My husband is home-- I missed him. When he left I was ready to throw him out-- not as in divorce but just because I was getting tired of him. A business trip for him does us both good from time to time. Last year when my dad was dying and I had to leave state ASAP, he saw for the first time what it is that I do. He said, "You may not call yourself a housewife. You are an SUVwife!" He saw for the first time what a simple trip to the dentists' office is when all the kids need to go over the course of two days. Bundling up the babies, herding them like cats into the car, our one son with slight special needs discovering ant hills or snow mounds. . . it was good for him to see what I go through!
Him being back-- the bed didn't seem too big last night and I was happy to wake up next to him. Is he just a bed warmer to me? That's not always a bad thing. . .
At yoga training I learned about a degree that I am interested in called Somatics. Here is a link to the college that teaches it. It's counseling but with a body approach. I am trying to figure out how to do this from where I live because I can't leave state for long. I need a MA in Counseling Psychology but with an emphasis in somatics and body movement. Some how I have to get classes in anatomy but there is one problem: D. Milligan. I took a class with him 16 years ago and he told us that his class was a weeder class. He got sent out to my neck of the woods (I am semi rural) because I think he got chased of out The City. He's proud of the number of people who fail his class. His class was the hardest class I ever failed-- I really learned a lot and I was average for his class. Of course it is pre-med and they want only the brightest, but if they focussed on teaching by not talking as fast as an auctioneer and gave students tips on memorizing the content, it would be easier and our foundation would be better. My yoga trainers said that I need to stay with yoga training and get my anatomy with them where I experience it, then take A&P where it won't be in the book but on my body. I reach a point of saturation with learning and my mind scrambles everything and I don't process it for two weeks, but it's there in my brain for (as far as I know) Forever. This is fine with yoga and we work on my learning issues, but for a semester long class?
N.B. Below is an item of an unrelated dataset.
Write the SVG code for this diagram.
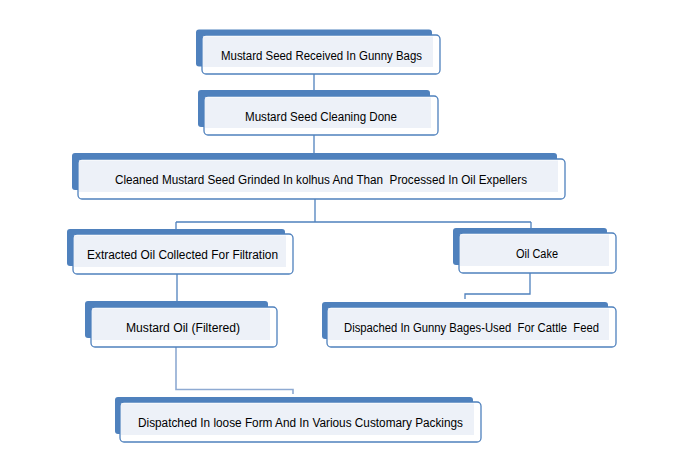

I can't take the final after Christmas break after I have had time to not look at the material and let it settle!
I dropped the Korean class for this Fall. A good friend who is a lawyer advised me. I told him about taking Russian and Korean and he said, "Winners plan to win. This means, their strategy is to win. Two language classes will make you useless in both. You can always learn another one later, but even taking an Asian language is hard for teenagers. You are a mother with nine kids and a full load of classes." He was right. I felt better after I dropped the Korean. He associated dropping a class with spitting out food at a formal dinner-- only worse because it is on your transcript for forever! He had to explain this to me in detail-- I would have never gotten it otherwise. I feel embarrassed for not understanding this before.